One issue, however, is that the Secret Service won’t say exactly how the pope will be transported around the city. They were mum on the route from Joint Base Andrews, where he arrived from Cuba, to his temporary home at the Vatican Embassy.
One option for those who need to change up their commutes would be to take a bus to work. Each full motorcoach, including charter buses, can take up to 55 automobiles off the highway to reduce traffic.
Others who insist on driving themselves will need to take precautions with regard to parking once they arrive at their destinations. Garage parking will likely be at a premium due to the number of guests, and street parking may be non-existent in some areas.
Last night, roads around the White House shut down in preparation for the popemobile parade, so travelers headed in that direction will want to pay attention to detours.

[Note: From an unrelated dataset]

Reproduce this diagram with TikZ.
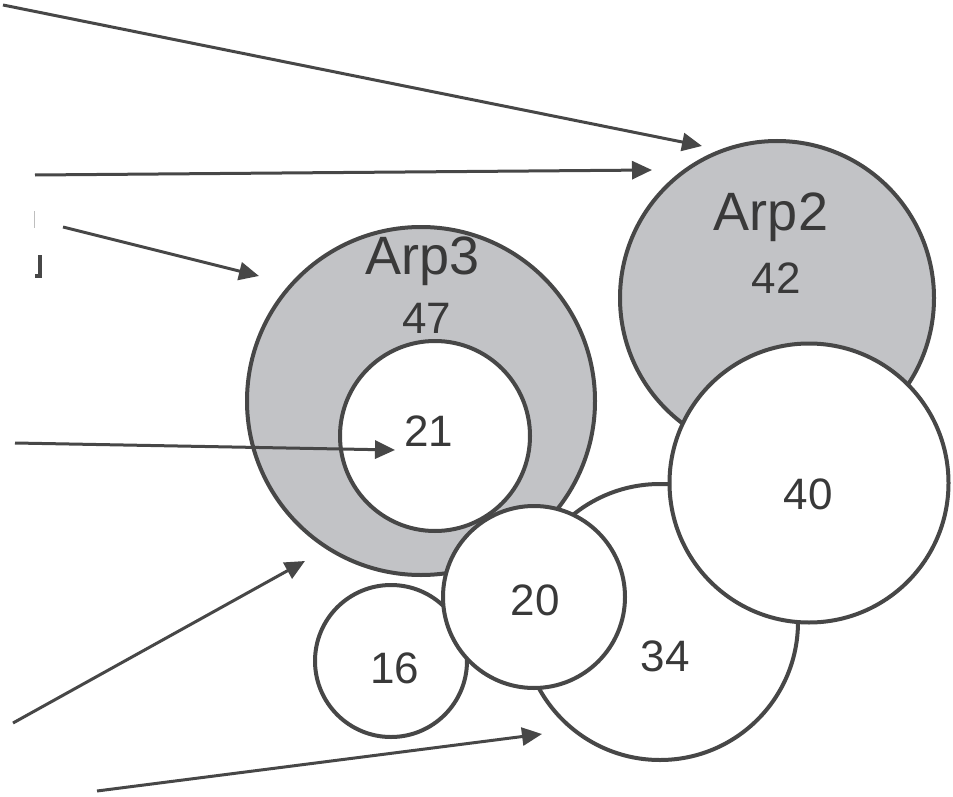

Also closed, according to the The Washington Post, will be a stretch of Constitution Avenue, so downtown and freeway congestion leading into Northern Virginia will be a likely side effect. D.C. traffic engineers told the paper that Interstate 66, the George Washington Parkway, and Interstate 395 could face backups as long as two hours.
Yet despite the potential traffic snafus across the city, D.C. is abuzz waiting to hear what Pope Francis has to say.
The 78-year-old pope will address Americans for the first time today, and he will later meet privately with President Barack Obama with only a translator present, according to CNN. Issues that many expect Pope Francis to cover in his talks include immigration, economic inequality, climate change, and the U.S. opening to Cuba, which the pope helped facilitate.